Economists were quick to point out that this procedure equaled a declaration of war, not only on Cyprus (Sapir 2013) but also on democracy more generally. Rather than being occasioned by an economic crisis, fear stemmed from the ECB and IMF policies backed by political leaders from larger EU nations.
The recent election of Syriza and the party’s first two weeks in government, however, suggest fear is receding. Emotion (other than fear) is again part of the political process. Obviously, this is not a deus ex machina advent of collective action. Across the EU, people were never resigned. They continued to protest across Eastern Europe, in Romania (Mihailescu 2015), Spain, or Italy. In Greece, Syriza’s party emerged in a political union of the Left a decade ago, then building significantly on the Syntagma Square movement, local and national Occupy campaigns, members’ participation in sectoral and local struggles, neighborhood organizations, LGBT social movements, the environmental movement, and the antifascist movement. What Syriza brings to the table is, in fact, a program elaborated in crisis through collective action.

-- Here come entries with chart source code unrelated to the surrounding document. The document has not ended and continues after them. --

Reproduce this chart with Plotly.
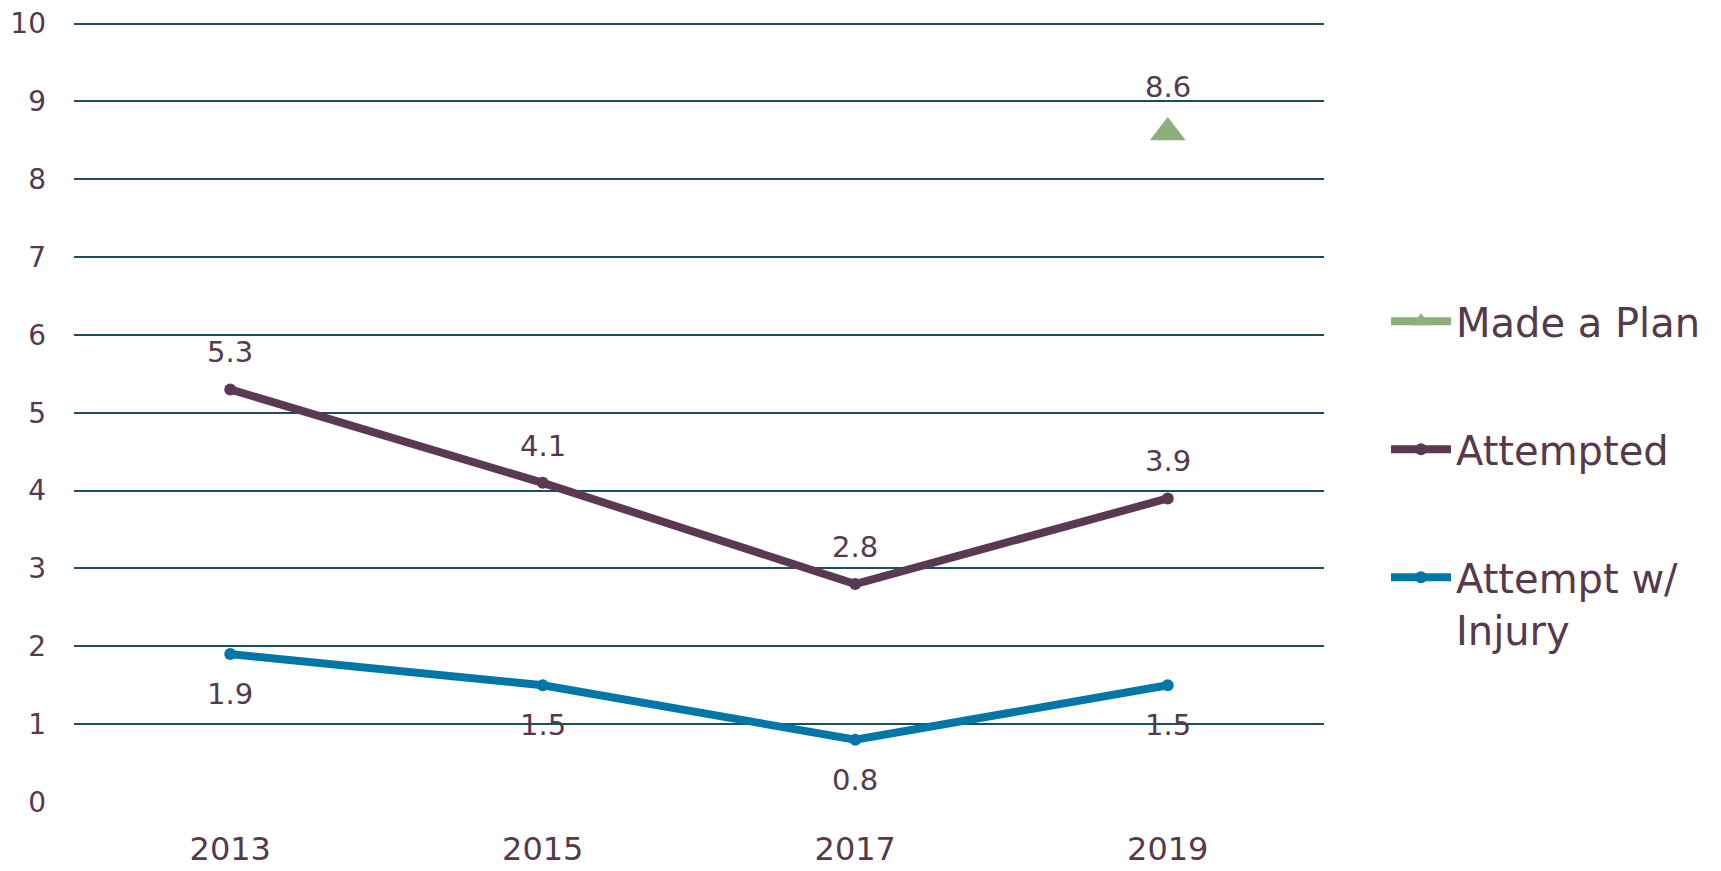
import plotly.graph_objects as go

years = ["2013", "2015", "2017", "2019"]
made_plan = [None, None, None, 8.6]
attempted = [5.3, 4.1, 2.8, 3.9]
attempt_injury = [1.9, 1.5, 0.8, 1.5]
y_ticks = list(range(0, 11))

TEXT = "#553A4E"
PURPLE = "#5A3A52"
BLUE = "#0077A6"
GREEN = "#8DB07A"
GRID = "#1E4D5C"
FONT = "DejaVu Sans"

fig = go.Figure()
fig.add_trace(go.Scatter(
    x=years, y=made_plan, name="Made a Plan", mode="lines+markers",
    line=dict(color=GREEN, width=8),
    marker=dict(symbol="triangle-up", size=31, color=GREEN),
    legendgroup="a", cliponaxis=False))
fig.add_trace(go.Scatter(
    x=years, y=attempted, name="Attempted", mode="lines+markers",
    line=dict(color=PURPLE, width=8),
    marker=dict(symbol="circle", size=12, color=PURPLE),
    legendgroup="b", cliponaxis=False))
fig.add_trace(go.Scatter(
    x=years, y=attempt_injury, name="Attempt w/<br>Injury", mode="lines+markers",
    line=dict(color=BLUE, width=8),
    marker=dict(symbol="circle", size=12, color=BLUE),
    legendgroup="c", cliponaxis=False))

label_font = dict(size=29, color=TEXT, family=FONT)
annotations = []
for i, v in enumerate(made_plan):
    if v is not None:
        annotations.append(dict(x=i, y=v, xref="x", yref="y", text=f"{v}",
                                showarrow=False, yshift=46, font=label_font))
for i, v in enumerate(attempted):
    annotations.append(dict(x=i, y=v, xref="x", yref="y", text=f"{v}",
                            showarrow=False, yshift=37, font=label_font))
for i, v in enumerate(attempt_injury):
    annotations.append(dict(x=i, y=v, xref="x", yref="y", text=f"{v}",
                            showarrow=False, yshift=-40, font=label_font))

fig.update_layout(
    width=1713, height=863,
    margin=dict(l=66, r=397, t=14, b=69),
    paper_bgcolor="white", plot_bgcolor="white",
    font=dict(family=FONT, color=TEXT),
    annotations=annotations,
    showlegend=True,
    legend=dict(
        x=1.0496, xanchor="left", y=0.658, yanchor="top",
        font=dict(size=40, color=TEXT, family=FONT),
        tracegroupgap=73, valign="top", itemwidth=60,
        bgcolor="rgba(0,0,0,0)",
    ),
    xaxis=dict(
        type="category", categoryorder="array", categoryarray=years,
        range=[-0.5, 3.5], showgrid=False, showline=False, zeroline=False,
        ticks="", tickfont=dict(size=32, color=TEXT, family=FONT),
        ticklabelstandoff=25, automargin=False, ticklabeloverflow="allow",
    ),
    yaxis=dict(
        range=[0, 10.02], tickvals=y_ticks, showgrid=True, gridcolor=GRID, gridwidth=2,
        zeroline=True, zerolinecolor="white", zerolinewidth=3,
        showline=False, ticks="", tickfont=dict(size=28, color=TEXT, family=FONT),
        ticklabelstandoff=27, automargin=False, ticklabeloverflow="allow",
    ),
)

fig.write_html("out.html")
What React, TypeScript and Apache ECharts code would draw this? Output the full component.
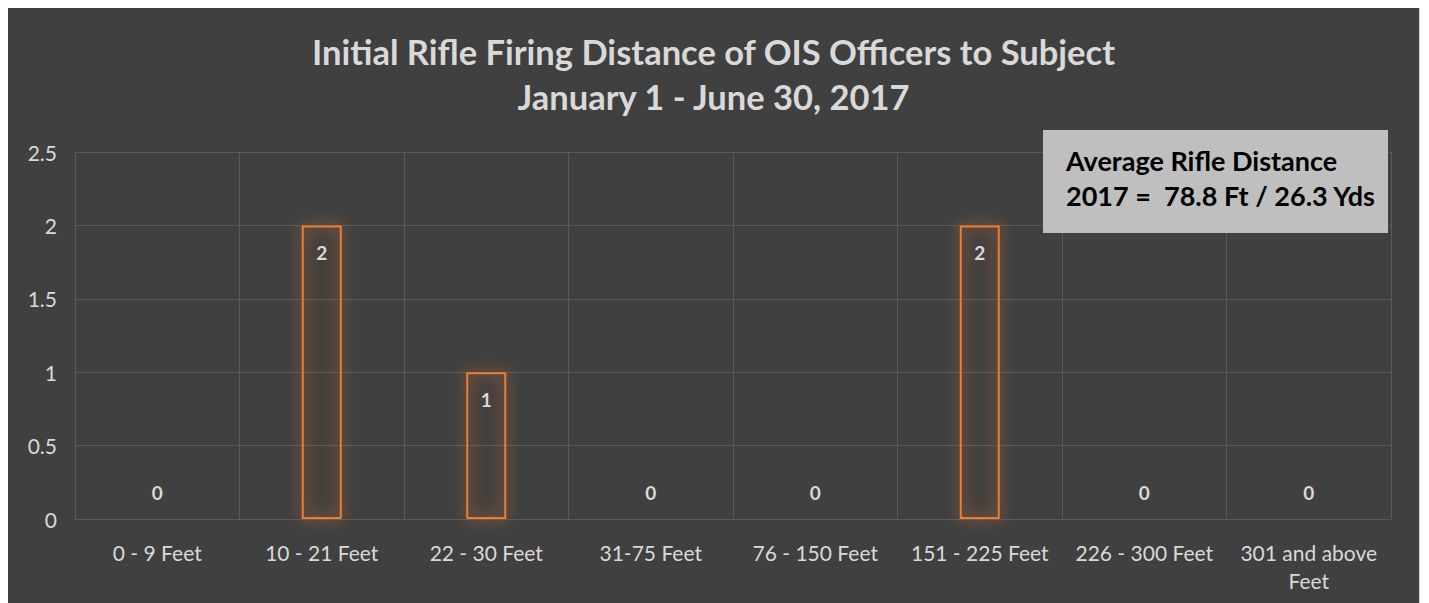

Syriza’s electoral win makes the Greek government the only one in Europe with a program based on the return of the people and the political. Its stand toward the Eurogroup suggests a way out of the crisis is possible, as is a people’s Europe. Reactions across Europe suggest that beyond the solidarity expressed with Syriza in its confrontation of the Eurogroup/IMF/ECB, there is significant reorganization, giving rise to transnational action in which Syriza is the connecting or validating link. Already in the second and third week after the election, Syriza showed its alliance with the people of Cyprus through the two-day traditional first official visit of the Greek prime minister; it is also present in Ireland through MPs and grassroots activists meeting with local activists to envisage transnational solutions.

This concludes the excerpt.